Grinding his teeth, he walked over to the window and looked out. We were currently inside an old factory building which was cold and damp. It also looked like this room had been set up recently as the only thing not covered in pigeon shit was the couch that I was currently sitting on. I was grateful for the lack of pigeon crap, but it made me wonder how and why this plan had even been set up.
Henry, the man my parents had planned for me to marry, relied on his status and money much like my father did. In fact, the only reason he had as many mistresses as he did was because he had money. Without it, he was just a petit weasel looking man.
“They promised me that they would be here with it,” he muttered to himself as he continued to stare out of the window.
"Who did, Henry?”
He didn’t answer as he started to pace, stopping when he stood in a mound of pigeon excrement. “Putain!” He roared, wiping his foot frantically on the bare wood floor. Jesus, his feet were smaller than mine and I was a size seven.
The sound of a car outside got his attention and he forgot the mess on his shoe as he walked quickly over to the door, opening it and staring out into the stairwell. We were on the fourth floor and the sound of footsteps climbing the stairs from the dark hallway was almost ominous.
I knew that the Townsends still had the issue with whomever was attacking them, but would they really leave America to come here?
Watching the door and swallowing nervously, I
almost burst out laughing when the owner of the footsteps walked through it.
“Mon dieu,” I chuckled. “I thought for a moment that I actually had something to worry about.”
I’ll give them some points, I wasn’t expecting the force behind the slap that hit my cheek and snapped my head to the side.
Brett
"Right," Jeff rolled out a map for us all to see.
“Holy shit,” Ren muttered. “This is like going back in time!”
“I haven’t seen a map in years,” Gramps agreed. “Now it’s all maps and hokey pokey navvy’s.”
Sighing, I looked back at Jeff. “Well?”
Shaking his head and huffing out a frustrated breath, Jeff pointed at an area on it. “The second taxi says he went here. Looking at buildings in the area,” he unrolled an aerial photo of the area, “the best bet is one of these three.” Pointing at three buildings, he explained. “They’re all abandoned factories and this area ain’t exactly one that people go to, unless they’re looking for a trick or Persian rugs.”

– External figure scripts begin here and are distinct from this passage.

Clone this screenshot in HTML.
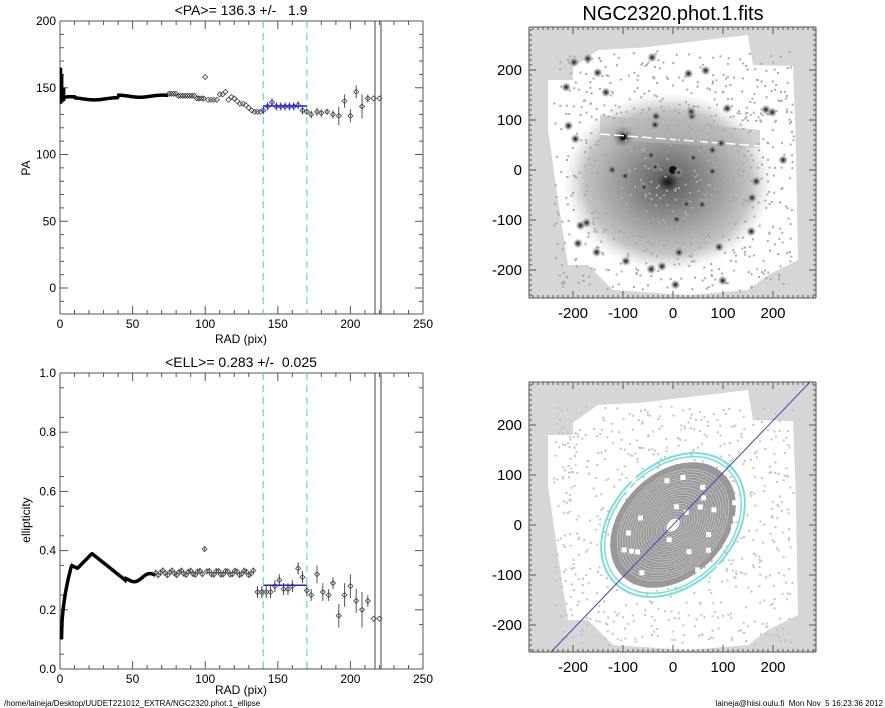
<!DOCTYPE html>
<html><head><meta charset="utf-8"><style>
body{margin:0;background:#fff;}
svg{display:block;font-family:"Liberation Sans",sans-serif;}
text{white-space:pre;}
</style></head><body>
<svg id="s" width="885" height="708" xmlns="http://www.w3.org/2000/svg">
<defs>
<radialGradient id="gal" cx="0.5" cy="0.5" r="0.5">
<stop offset="0" stop-color="#111"/><stop offset="0.1" stop-color="#666"/><stop offset="0.45" stop-color="#999"/><stop offset="0.8" stop-color="#c4c4c4"/><stop offset="1" stop-color="#ddd" stop-opacity="0"/>
</radialGradient>
<radialGradient id="star" cx="0.5" cy="0.5" r="0.5">
<stop offset="0" stop-color="#111"/><stop offset="0.4" stop-color="#777"/><stop offset="1" stop-color="#aaa" stop-opacity="0"/>
</radialGradient>
<clipPath id="c1"><rect x="529" y="27" width="287" height="271"/></clipPath>
<clipPath id="c2"><rect x="529" y="382" width="287" height="270"/></clipPath>
</defs>
<g id="g"></g>
<text x="241" y="15" font-size="14" text-anchor="middle">&lt;PA&gt;= 136.3 +/-   1.9</text>
<text x="241" y="367" font-size="14" text-anchor="middle">&lt;ELL&gt;= 0.283 +/-  0.025</text>
<text x="241" y="343" font-size="12" text-anchor="middle">RAD (pix)</text>
<text x="241" y="694" font-size="12" text-anchor="middle">RAD (pix)</text>
<text x="30" y="168" font-size="12" text-anchor="middle" transform="rotate(-90 30 168)">PA</text>
<text x="30" y="520" font-size="12" text-anchor="middle" transform="rotate(-90 30 520)">ellipticity</text>
<text x="673" y="20" font-size="20" text-anchor="middle">NGC2320.phot.1.fits</text>
<text x="4" y="706" font-size="8">/home/laineja/Desktop/UUDET221012_EXTRA/NGC2320.phot.1_ellipse</text>
<text x="883" y="706" font-size="8" text-anchor="end">laineja@hiisi.oulu.fi  Mon Nov  5 16:23:36 2012</text>
</svg>
<script>
var g=document.getElementById('g'),h='';
function L(x1,y1,x2,y2,c,w,d){h+='<line x1="'+x1+'" y1="'+y1+'" x2="'+x2+'" y2="'+y2+'" stroke="'+(c||'#000')+'" stroke-width="'+(w||1)+'"'+(d?' stroke-dasharray="'+d+'"':'')+'/>';}
function T(x,y,t,a,s){h+='<text x="'+x+'" y="'+y+'" font-size="'+(s||12)+'" text-anchor="'+(a||'middle')+'">'+t+'</text>';}
function D(x,y,c){h+='<path d="M'+x+' '+(y-2.5)+'L'+(x+2.5)+' '+y+'L'+x+' '+(y+2.5)+'L'+(x-2.5)+' '+y+'Z" fill="none" stroke="'+(c||'#444')+'" stroke-width="0.8"/>';}
function frame(top,bot,ys,yl){
 L(60,top,423,top,'#555');L(60,bot,423,bot,'#555');L(60,top,60,bot,'#555');L(423,top,423,bot,'#555');
 for(var r=0;r<=250;r+=10){var x=60+r*1.452,len=r%50==0?8:4;L(x,bot,x,bot-len,'#555');L(x,top,x,top+len,'#555');}
 for(var r=0;r<=250;r+=50)T(60+r*1.452,bot+14,r);
 for(var i=0;i<ys.length;i++){L(60,ys[i],68,ys[i],'#555');L(423,ys[i],415,ys[i],'#555');T(56,ys[i]+4,yl[i],'end');}
 var cx=[140,170];for(var k=0;k<2;k++){var x=60+cx[k]*1.452;L(x,top,x,bot,'#6dd',1.3,'7,5');}
 L(375,top,375,bot,'#444');L(381,top,381,bot,'#444');
}
function px(r){return 60+r*1.452;}
function py(p){return 288-p*1.335;}
function ey(e){return 669-e*296;}
var ys=[],yl=[];for(var p=0;p<=200;p+=50){ys.push(py(p));yl.push(p);}
frame(21,314,ys,yl);
for(var p=-10;p<200;p+=10)if(p%50){L(60,py(p),64,py(p),'#555');L(423,py(p),419,py(p),'#555');}
ys=[];yl=[];for(var e=0;e<=1.001;e+=0.2){ys.push(ey(e));yl.push(e.toFixed(1));}
frame(373,669,ys,yl);
for(var e=0.05;e<1;e+=0.1){L(60,ey(e),64,ey(e),'#555');L(423,ey(e),419,ey(e),'#555');}
// PA data
L(px(0.7),py(165),px(0.7),py(138),'#000',2.5);L(px(1.5),py(160),px(1.5),py(139),'#000',2.5);L(px(3),py(150),px(3),py(140),'#000',2);
var pts='';for(var r=1;r<75;r+=0.5){var v=142.5+0.8*Math.sin(r/5)-(r>10&&r<40?0.8:0)+(r>40?1.2:0);pts+=px(r).toFixed(1)+','+py(v).toFixed(1)+' ';}
h+='<polyline points="'+pts+'" fill="none" stroke="#000" stroke-width="3.5"/>';
for(var r=75;r<100;r+=1.6){var v=144+(r<80?1.5:0)-(r>94?2:0);D(px(r),py(v),'#333');}
var pa=[[100,158],[102,141],[104,141],[106,141],[108,141],[110,145],[112,145],[114,147],[116,141],[118,143],[120,142],[122,140],[124,138],[126,138],[128,137],[130,135],[132,133],[134,132],[136,132],[138,132]];
pa.forEach(function(a){D(px(a[0]),py(a[1]));});
var pb=[[140,133],[143,136],[146,139],[149,136],[152,136],[155,136],[158,136],[161,136],[164,137],[167,133]];
pb.forEach(function(a){L(px(a[0]),py(a[1]+3),px(a[0]),py(a[1]-3),'#33b');D(px(a[0]),py(a[1]),'#33b');});
L(px(140),py(136.3),px(170),py(136.3),'#22c',1.5);
var pc=[[170,132,2],[173,130,3],[177,132,3],[180,131,3],[184,132,2],[188,130,3],[192,129,7],[196,140,5],[200,129,5],[204,147,5],[208,136,9],[212,142,3],[216,142,0],[220,142,0]];
pc.forEach(function(a){if(a[2])L(px(a[0]),py(a[1]+a[2]),px(a[0]),py(a[1]-a[2]),'#555');D(px(a[0]),py(a[1]));});
// ELL data
pts='';for(var r=1;r<66;r+=0.4){var v;if(r<8)v=0.1+0.25*Math.sqrt((r-1)/7);else if(r<12)v=0.35-0.01*(r-8)/4;else if(r<22)v=0.34+0.05*(r-12)/10;else if(r<45)v=0.39-0.09*(r-22)/23;else v=0.30+0.01*Math.sin(r/3)+0.015*(r-45)/20;pts+=px(r).toFixed(1)+','+ey(v).toFixed(1)+' ';}
h+='<polyline points="'+pts+'" fill="none" stroke="#000" stroke-width="3.5"/>';
for(var r=66;r<134;r+=1.6){var v=0.325+0.008*Math.sin(r);if(Math.abs(r-100)<0.9)v=0.405;L(px(r),ey(v+0.01),px(r),ey(v-0.01),'#666');D(px(r),ey(v));}
var eb=[[136,0.26],[139,0.26],[142,0.26],[145,0.26],[148,0.28],[151,0.30],[154,0.27],[157,0.27],[160,0.28],[164,0.34],[167,0.31]];
eb.forEach(function(a){L(px(a[0]),ey(a[1]+0.02),px(a[0]),ey(a[1]-0.02),'#444');D(px(a[0]),ey(a[1]));});
L(px(140),ey(0.283),px(170),ey(0.283),'#22c',1.5);
var ec=[[170,0.265,0.02],[173,0.25,0.02],[177,0.32,0.03],[181,0.26,0.03],[185,0.25,0.02],[188,0.29,0.02],[192,0.18,0.04],[196,0.25,0.04],[200,0.28,0.04],[204,0.23,0.04],[208,0.20,0.06],[212,0.23,0.02],[216,0.17,0],[220,0.17,0]];
ec.forEach(function(a){if(a[2])L(px(a[0]),ey(a[1]+a[2]),px(a[0]),ey(a[1]-a[2]),'#555');D(px(a[0]),ey(a[1]));});
// ---- images
function img(top,bot,cy,n){
 h+='<g clip-path="url(#c'+n+')"><rect x="529" y="'+top+'" width="287" height="'+(bot-top)+'" fill="#d6d6d6"/>';
 h+='<polygon points="'+[[-250,180],[-200,180],[-200,205],[-150,240],[-60,245],[150,270],[160,210],[240,208],[245,80],[250,-180],[190,-210],[150,-240],[30,-250],[-120,-240],[-170,-190],[-210,-190],[-230,-60],[-250,80]].map(function(q){return (673+q[0]*0.5)+','+(cy-q[1]*0.5);}).join(' ')+'" fill="#fff"/>';
 var s=n*7+3;function rnd(){s=(s*9301+49297)%233280;return s/233280;}
 if(n==1){
  h+='<ellipse cx="668" cy="'+(cy+12)+'" rx="105" ry="90" fill="url(#gal)"/>';
  h+='<polygon points="600,'+(cy-55)+' 760,'+(cy-40)+' 760,'+(cy-22)+' 600,'+(cy-30)+'" fill="#b8b8b8" opacity="0.6"/>';
  h+='<circle cx="623" cy="'+(cy-33)+'" r="12" fill="url(#star)"/><circle cx="673" cy="'+cy+'" r="4" fill="#111"/><circle cx="623" cy="'+(cy-33)+'" r="3" fill="#111"/>';
  h+='<line x1="600" y1="'+(cy-36)+'" x2="760" y2="'+(cy-24)+'" stroke="#fff" stroke-width="1.5" stroke-dasharray="10,4"/>';
 }else{
  h+='<ellipse cx="645" cy="'+(cy-55)+'" rx="30" ry="18" fill="#fff"/>';
 }
 for(var i=0;i<700;i++){var x=673+(rnd()-0.5)*480*0.5,y=cy+(rnd()-0.5)*480*0.5;h+='<rect x="'+x.toFixed(1)+'" y="'+y.toFixed(1)+'" width="2" height="2" fill="'+(n==1?'#aaa':'#c4c4c4')+'"/>';}
 if(n==1){for(var i=0;i<45;i++){var x=673+(rnd()-0.5)*230,y=cy+(rnd()-0.5)*230;h+='<circle cx="'+x.toFixed(1)+'" cy="'+y.toFixed(1)+'" r="5" fill="url(#star)"/>';}}
 else{
  h+='<g transform="translate(673 '+cy+') rotate(-45)">';
  h+='<ellipse rx="72" ry="52" fill="#999"/>';
  for(var k=64;k>2;k-=3)h+='<ellipse rx="'+k+'" ry="'+(k*0.72)+'" fill="none" stroke="#d0d0d0" stroke-width="0.6"/>';
  h+='<ellipse rx="8" ry="5" fill="#fff"/>';
  h+='<ellipse rx="82" ry="60" fill="none" stroke="#7dd" stroke-width="2"/><ellipse rx="78" ry="57" fill="none" stroke="#7dd" stroke-width="1.5"/></g>';
  for(var i=0;i<25;i++){var x=673+(rnd()-0.5)*120,y=cy+(rnd()-0.5)*100;h+='<rect x="'+x.toFixed(1)+'" y="'+y.toFixed(1)+'" width="5" height="5" fill="#fff"/>';}
  h+='<line x1="551" y1="'+bot+'" x2="810" y2="'+top+'" stroke="#44b" stroke-width="1"/>';
 }
 h+='</g>';
 L(529,top,816,top,'#555');L(529,bot,816,bot,'#555');L(529,top,529,bot,'#555');L(816,top,816,bot,'#555');
 for(var u=-280;u<=280;u+=10){var x=673+u*0.5;if(x>529&&x<816){var ln=u%100==0?7:3;L(x,bot,x,bot-ln,'#555');L(x,top,x,top+ln,'#555');}
  var y=cy-u*0.5;if(y>top&&y<bot){var ln=u%100==0?7:3;L(529,y,529+ln,y,'#555');L(816,y,816-ln,y,'#555');}}
 for(var u=-200;u<=200;u+=100){T(673+u*0.5,bot+20,u,'middle',15);T(522,cy-u*0.5+5,u,'end',15);}
}
img(27,298,170,1);
img(382,652,525,2);
g.innerHTML=h;
</script>
</body></html>
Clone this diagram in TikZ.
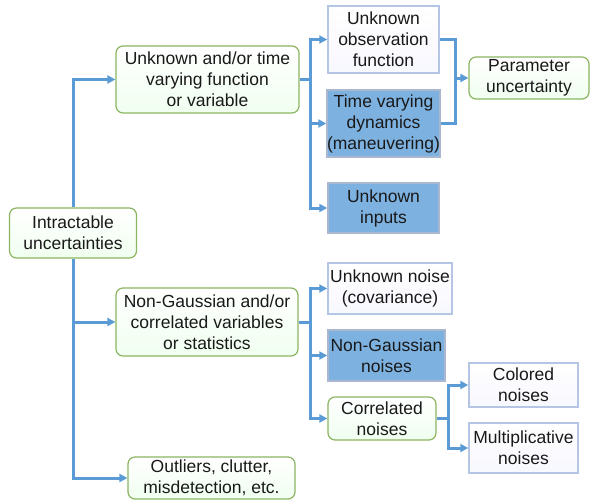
\documentclass[tikz,border=0pt]{standalone}
\usepackage{fontspec}
\setmainfont{Liberation Sans}
\usetikzlibrary{arrows.meta,calc}
\definecolor{linkblue}{HTML}{5B9BD5}
\definecolor{fillblue}{HTML}{7DB1DF}
\definecolor{greenedge}{HTML}{8BB561}
\definecolor{paleedge}{HTML}{B4C6E4}
\begin{document}
\begin{tikzpicture}[x=1pt,y=-1pt,
  base/.style={align=center, inner sep=0pt, font=\fontsize{17.5}{21}\selectfont, text=black!90},
  greenbox/.style={base, draw=greenedge, line width=1.2pt, rounded corners=7pt, top color=white, bottom color=green!6!white},
  palebox/.style={base, draw=paleedge, line width=1.5pt, top color=white, bottom color=blue!3!white},
  bluebox/.style={base, draw=paleedge!80!gray, line width=1.5pt, fill=fillblue},
  link/.style={draw=linkblue, line width=3pt},
  arr/.style={link, -{Triangle[length=8pt,width=8pt]}}]
\useasboundingbox (0,0) rectangle (591,501);

\node[greenbox, minimum width=127pt, minimum height=50pt] (root) at (73,233) {Intractable\\uncertainties};
\node[greenbox, minimum width=183pt, minimum height=67pt] (uf) at (207.5,79.5) {Unknown and/or time\\varying function\\or variable};
\node[palebox, minimum width=111pt, minimum height=67pt] (obs) at (383.5,39.5) {Unknown\\observation\\function};
\node[bluebox, minimum width=111pt, minimum height=67pt] (tvd) at (383.5,123.5) {Time varying\\dynamics\\(maneuvering)};
\node[bluebox, minimum width=111pt, minimum height=50pt] (ui) at (383.5,208) {Unknown\\inputs};
\node[greenbox, minimum width=120pt, minimum height=42pt] (pu) at (529,78) {Parameter\\uncertainty};
\node[greenbox, minimum width=182pt, minimum height=68pt] (ng) at (207,322) {Non-Gaussian and/or\\correlated variables\\or statistics};
\node[palebox, minimum width=124pt, minimum height=51pt] (un) at (390,288.5) {Unknown noise\\(covariance)};
\node[bluebox, minimum width=117pt, minimum height=51pt] (ngn) at (386.5,355.5) {Non-Gaussian\\noises};
\node[greenbox, minimum width=108pt, minimum height=43pt] (cn) at (382,418.5) {Correlated\\noises};
\node[palebox, minimum width=109pt, minimum height=44pt] (col) at (523.5,385) {Colored\\noises};
\node[palebox, minimum width=109pt, minimum height=50pt] (mul) at (523.5,448) {Multiplicative\\noises};
\node[greenbox, minimum width=167pt, minimum height=42pt] (out) at (211.5,478) {Outliers, clutter,\\misdetection, etc.};

% trunk
\draw[arr] (root.north) |- (uf.west);
\draw[arr] (root.south) |- (out.west);
\draw[arr] (root.south |- ng.west) -- (ng.west);

% first branch
\coordinate (j1) at ($(uf.east)+(11,0)$);
\draw[link] (uf.east) -- (j1);
\draw[arr] (j1) |- (obs.west);
\draw[arr] (j1) |- (tvd.west);
\draw[arr] (j1) |- (ui.west);

% merge to parameter uncertainty
\coordinate (m1) at ($(obs.east)+(16,0)$);
\draw[link] (obs.east) -- (m1) |- (tvd.east);
\draw[arr] (m1 |- pu.west) -- (pu.west);

% second branch
\coordinate (j2) at ($(ng.east)+(12,0)$);
\draw[link] (ng.east) -- (j2);
\draw[arr] (j2) |- (un.west);
\draw[arr] (j2) |- (ngn.west);
\draw[arr] (j2) |- (cn.west);

% third branch
\coordinate (j3) at ($(cn.east)+(12,0)$);
\draw[link] (cn.east) -- (j3);
\draw[arr] (j3) |- (col.west);
\draw[arr] (j3) |- (mul.west);
\end{tikzpicture}
\end{document}
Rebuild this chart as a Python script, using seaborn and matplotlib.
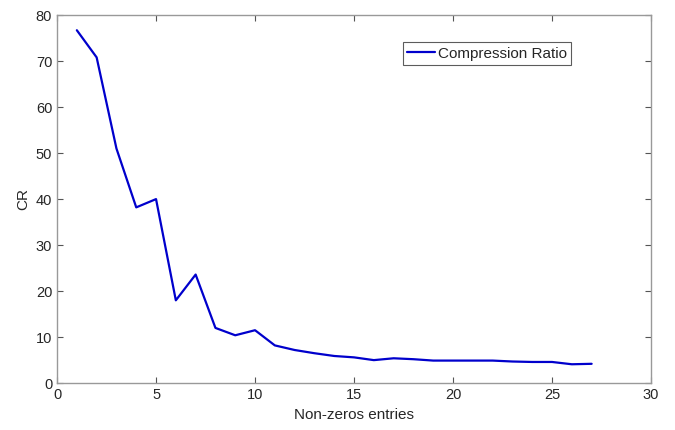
import matplotlib
matplotlib.use("Agg")
import matplotlib.pyplot as plt
import seaborn as sns
import pandas as pd

nonzeros = list(range(1, 28))
cr = [76.7, 70.8, 51.0, 38.2, 40.0, 18.0, 23.6, 12.0, 10.4, 11.5,
      8.2, 7.2, 6.5, 5.9, 5.6, 5.0, 5.4, 5.2, 4.9, 4.9,
      4.9, 4.9, 4.7, 4.6, 4.6, 4.1, 4.2]
series_name = "Compression Ratio"

df = pd.DataFrame({"Non-zeros entries": nonzeros, "CR": cr, "series": series_name})

sns.set_style("white")
plt.rcParams['font.family'] = ['Liberation Sans', 'DejaVu Sans']

fig = plt.figure(figsize=(6.75, 4.3), dpi=100)
ax = fig.add_axes([0.0845, 0.109, 0.88, 0.856])
sns.lineplot(data=df, x="Non-zeros entries", y="CR", hue="series",
             palette=["#0000CC"], linewidth=1.6, ax=ax)

ax.set_xlim(0, 30)
ax.set_ylim(0, 80)
ax.set_xticks(range(0, 31, 5))
ax.set_yticks(range(0, 81, 10))
ax.tick_params(direction="in", length=4, color="#555555", labelsize=10.5,
               labelcolor="#262626", top=True, right=True, bottom=True, left=True,
               labeltop=False, labelright=False)
for s in ax.spines.values():
    s.set_visible(True)
    s.set_color("#999999")
    s.set_linewidth(1.0)
ax.set_xlabel("Non-zeros entries", fontsize=11, color="#262626")
ax.set_ylabel("CR", fontsize=11, color="#262626")

leg = ax.legend(loc="upper left", bbox_to_anchor=(0.582, 0.927), borderaxespad=0,
                frameon=True, fancybox=False, edgecolor="#333333", fontsize=11,
                handlelength=1.8, handletextpad=0.2, borderpad=0.3)
leg.get_frame().set_linewidth(0.8)

fig.savefig("out.png", dpi=100)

“Why would they sell Persian rugs in an abandoned area?” Dad asked. I’d been wondering the same thing.
“So the Police don’t bust them,” he replied, sounding like it was a stupid question that Dad had asked.
“Is it illegal to sell Persian rugs here?” Tom questioned him next, trying to make sense of exactly what the hell was so bad about them.
“Persian rugs,” he looked around all of us at the blank looks on our faces. “You know, drugs?”
“Are you sure this one’s not…ya know,” Gramps tapped his head as he questioned Coleman about Jeff’s sanity.
“It’s the slang,” Coleman clipped back. He was as through with all of this fuckery as I was.
Turning back to Jeff, he nodded with his head and Jeff continued with what he’d been saying previously. “My bets are on this one,” he tapped a building in the photo. They all looked exactly the same to me though. “I’ve got men going to the other ones, but we’ll head here.”